Function: get_AUC_embed_sub

Description:
Computes the AUC using the dot product of embedding vectors for each code pair.

Inputs: - embed: A matrix where rows are embeddings of codes. - pairs: A data frame with code and nullcode pairs. - nmax: (Optional) Max number of samples. Default is 10000.

Output:
Named numeric vector with: - 'auc': AUC score. - 'num': Number of evaluated pairs.


Function: get_nullpairs

Description:
Generates negative (null) code pairs within matched code groups.

Inputs: - pairs: Data frame with positive code pairs. - dict: A data frame with code-to-group mappings.

Output:
Modified pairs data frame with new columns: nullcode1 and nullcode2.


Function: get_interested_pairs

Description:
Filters pairs where either code matches a set of “interested” codes.

Inputs: - pairs: Data frame of code pairs. - interested_code: A character vector of target codes.

Output:
Filtered subset of the input pairs.


Function: get_merge_pairs

Description:
Merges selected sources in pairs based on merged groupings.

Inputs: - pairs: Data frame with code pairs and metadata. - merged: A named list specifying which source values to merge. - oldremain: If TRUE, retains original pairs not in merged. Default is FALSE.

Output:
Data frame of merged and (optionally) unmerged code pairs.


Function: get_AUC_embed

Description:
Computes AUC scores for grouped code pairs using embeddings.

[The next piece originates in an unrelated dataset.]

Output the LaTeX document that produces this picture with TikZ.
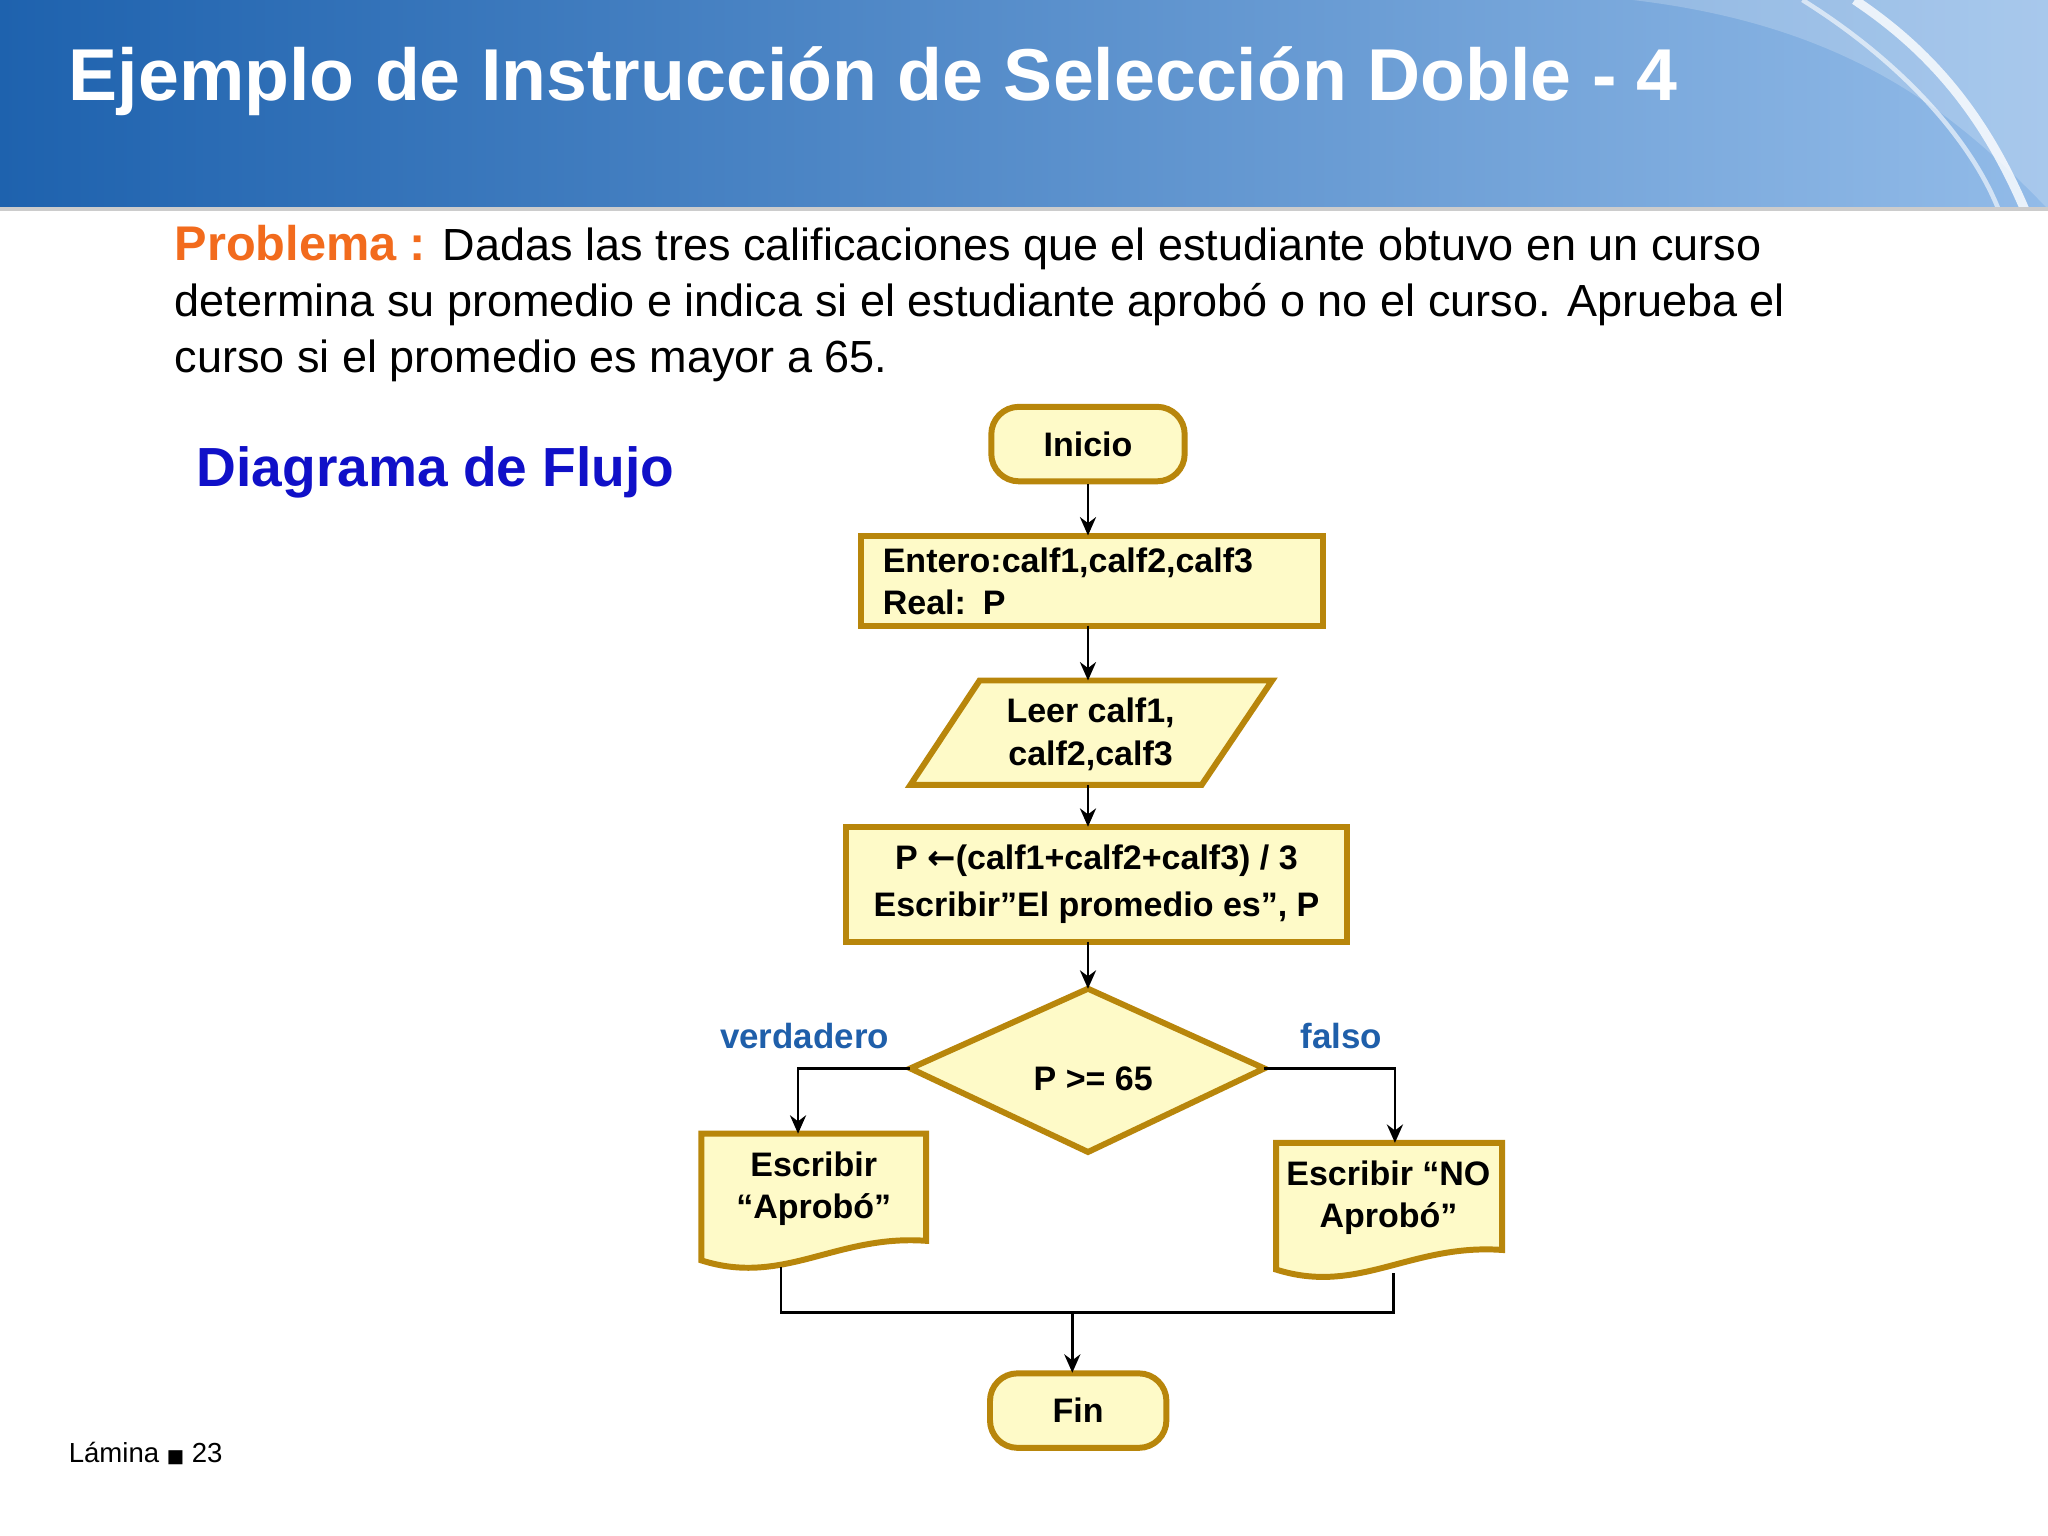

Inputs: - embed: Matrix of embeddings. - pairs: Data frame of code pairs. - WithNull: Whether to use existing null pairs. Default FALSE. - dict: Code-to-group data frame. Used if generating null pairs. - normalize: Whether to normalize embeddings. Default FALSE. - interested_code: Optional list of codes to filter the pairs. - nmax: Max number of sample pairs. Default 10000. - myseed: Seed for reproducibility. Default 214.

Output:
Named list of data frames, each containing AUC results by source.


Function: get_AUC_cosine

Description:
Computes AUC scores for grouped code pairs using a cosine similarity matrix.

Inputs: - cosine: Cosine similarity matrix. - pairs: Data frame of code pairs. - WithNull: Use existing null pairs. Default FALSE. - dict: Code-to-group data frame. - interested_code: Optional filtering of code pairs. - nmax: Max samples per subgroup. Default 10000. - myseed: Random seed. Default 214.

Output:
Named list of data frames with AUC results per code group and source.